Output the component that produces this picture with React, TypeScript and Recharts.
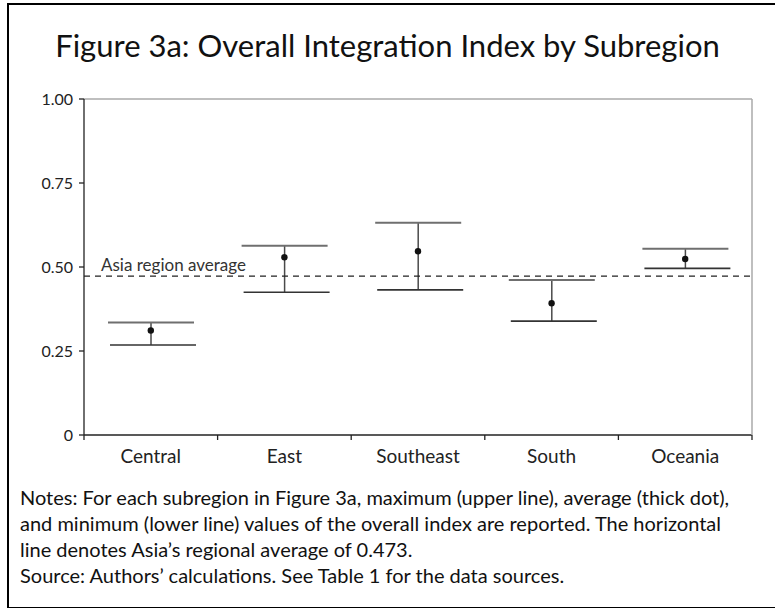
import { ComposedChart, Bar, Scatter, XAxis, YAxis, ReferenceLine } from 'recharts'

const subregions = ['Central', 'East', 'Southeast', 'South', 'Oceania']
const maxValues = [0.335, 0.563, 0.632, 0.461, 0.554]
const avgValues = [0.311, 0.529, 0.547, 0.392, 0.524]
const minValues = [0.268, 0.425, 0.432, 0.339, 0.496]
const asiaAverage = 0.473
const yTicks = [0, 0.25, 0.5, 0.75, 1]

const noteLines = [
  'Notes: For each subregion in Figure 3a, maximum (upper line), average (thick dot),',
  'and minimum (lower line) values of the overall index are reported. The horizontal',
  'line denotes Asia\u2019s regional average of 0.473.',
  'Source: Authors\u2019 calculations. See Table 1 for the data sources.',
]

const data = subregions.map((name, i) => ({
  name,
  range: [minValues[i], maxValues[i]],
  avg: avgValues[i],
}))

const FONT = 'Lato, "Open Sans", sans-serif'

// whisker: upper cap, lower cap and the connecting vertical line
const RangeMarker = (props: any) => {
  const { x, y, width, height } = props
  const cx = x + width / 2
  const top = Math.min(y, y + height)
  const bottom = Math.max(y, y + height)
  return (
    <g>
      <line x1={cx} x2={cx} y1={top} y2={bottom} stroke="#4a4a4a" strokeWidth={1.5} />
      <line x1={x} x2={x + width} y1={top} y2={top} stroke="#6f6f6f" strokeWidth={2} />
      <line x1={x + 2} x2={x + width + 2} y1={bottom} y2={bottom} stroke="#333" strokeWidth={1.6} />
    </g>
  )
}

const AvgDot = (props: any) => <circle cx={props.cx} cy={props.cy} r={3.2} fill="#111" />

const AverageLabel = ({ viewBox }: any) => (
  <text x={viewBox.x + 17} y={viewBox.y - 5} fontSize={17} fill="#333" fontFamily={FONT}>
    Asia region average
  </text>
)

// category label plus tick marks on the band edges
const BandTick = (props: any) => {
  const { x, y, payload, index, visibleTicksCount } = props
  const half = payload.offset || 0
  return (
    <g>
      <line x1={x - half} x2={x - half} y1={y} y2={y + 5} stroke="#222" strokeWidth={1.3} />
      {index === visibleTicksCount - 1 && (
        <line x1={x + half} x2={x + half} y1={y} y2={y + 5} stroke="#222" strokeWidth={1.3} />
      )}
      <text x={x} y={y + 28} textAnchor="middle" fontSize={19} fill="#222" fontFamily={FONT}>
        {payload.value}
      </text>
    </g>
  )
}

export default function App() {
  return (
    <div
      style={{
        position: 'absolute',
        left: 0,
        top: 0,
        width: 775,
        height: 608,
        background: '#fff',
        fontFamily: FONT,
        color: '#111',
      }}
    >
      <div
        style={{
          position: 'absolute',
          left: 7,
          top: 3,
          width: 780,
          height: 602,
          borderLeft: '2px solid #000',
          borderTop: '2px solid #000',
          borderBottom: '2px solid #000',
        }}
      />
      <div
        style={{
          position: 'absolute',
          left: 0,
          width: 775,
          top: 25,
          textAlign: 'center',
          fontSize: 31,
          lineHeight: '40px',
        }}
      >
        Figure 3a: Overall Integration Index by Subregion
      </div>
      <div style={{ position: 'absolute', left: 0, top: 0 }}>
        <ComposedChart
          width={775}
          height={475}
          data={data}
          margin={{ top: 99, right: 22, bottom: 5, left: 0 }}
        >
          <XAxis
            xAxisId="cat"
            dataKey="name"
            axisLine={{ stroke: '#222', strokeWidth: 1.3 }}
            tickLine={false}
            tickSize={0}
            tickMargin={0}
            height={35}
            interval={0}
            tick={<BandTick />}
          />
          <YAxis
            domain={[0, 1]}
            ticks={yTicks}
            width={84}
            tickSize={5}
            tickMargin={6}
            tickFormatter={(v: number) => (v === 0 ? '0' : v.toFixed(2))}
            tick={{ fontSize: 16, fill: '#222', fontFamily: FONT }}
            axisLine={{ stroke: '#222', strokeWidth: 1.3 }}
            tickLine={{ stroke: '#222', strokeWidth: 1.3 }}
          />
          <YAxis
            yAxisId="right"
            orientation="right"
            domain={[0, 1]}
            width={1}
            tick={false}
            tickLine={false}
            axisLine={{ stroke: '#aaa', strokeWidth: 1.5 }}
          />
          <ReferenceLine y={1} stroke="#aaa" strokeWidth={1.5} xAxisId="cat" />
          <ReferenceLine
            y={asiaAverage}
            xAxisId="cat"
            stroke="#222"
            strokeWidth={1.3}
            strokeDasharray="6 5"
            label={<AverageLabel />}
          />
          <Bar
            xAxisId="cat"
            dataKey="range"
            barSize={86}
            shape={<RangeMarker />}
            isAnimationActive={false}
          />
          <Scatter xAxisId="cat" dataKey="avg" shape={<AvgDot />} isAnimationActive={false} />
        </ComposedChart>
      </div>
      <div
        style={{
          position: 'absolute',
          left: 20,
          top: 484,
          fontSize: 20,
          lineHeight: '26px',
          color: '#111',
          whiteSpace: 'nowrap',
        }}
      >
        {noteLines.map(line => (
          <div key={line}>{line}</div>
        ))}
      </div>
    </div>
  )
}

============================================================

__WHAT YOU HAVE TO DO__. Make an exact copy of the lines from the top of the material through the line with "const AvgDot = (props: any)", pictures excluded.

__FULL SOLUTION__.
Output the component that produces this picture with React, TypeScript and Recharts.
import { ComposedChart, Bar, Scatter, XAxis, YAxis, ReferenceLine } from 'recharts'

const subregions = ['Central', 'East', 'Southeast', 'South', 'Oceania']
const maxValues = [0.335, 0.563, 0.632, 0.461, 0.554]
const avgValues = [0.311, 0.529, 0.547, 0.392, 0.524]
const minValues = [0.268, 0.425, 0.432, 0.339, 0.496]
const asiaAverage = 0.473
const yTicks = [0, 0.25, 0.5, 0.75, 1]

const noteLines = [
  'Notes: For each subregion in Figure 3a, maximum (upper line), average (thick dot),',
  'and minimum (lower line) values of the overall index are reported. The horizontal',
  'line denotes Asia\u2019s regional average of 0.473.',
  'Source: Authors\u2019 calculations. See Table 1 for the data sources.',
]

const data = subregions.map((name, i) => ({
  name,
  range: [minValues[i], maxValues[i]],
  avg: avgValues[i],
}))

const FONT = 'Lato, "Open Sans", sans-serif'

// whisker: upper cap, lower cap and the connecting vertical line
const RangeMarker = (props: any) => {
  const { x, y, width, height } = props
  const cx = x + width / 2
  const top = Math.min(y, y + height)
  const bottom = Math.max(y, y + height)
  return (
    <g>
      <line x1={cx} x2={cx} y1={top} y2={bottom} stroke="#4a4a4a" strokeWidth={1.5} />
      <line x1={x} x2={x + width} y1={top} y2={top} stroke="#6f6f6f" strokeWidth={2} />
      <line x1={x + 2} x2={x + width + 2} y1={bottom} y2={bottom} stroke="#333" strokeWidth={1.6} />
    </g>
  )
}

const AvgDot = (props: any) => <circle cx={props.cx} cy={props.cy} r={3.2} fill="#111" />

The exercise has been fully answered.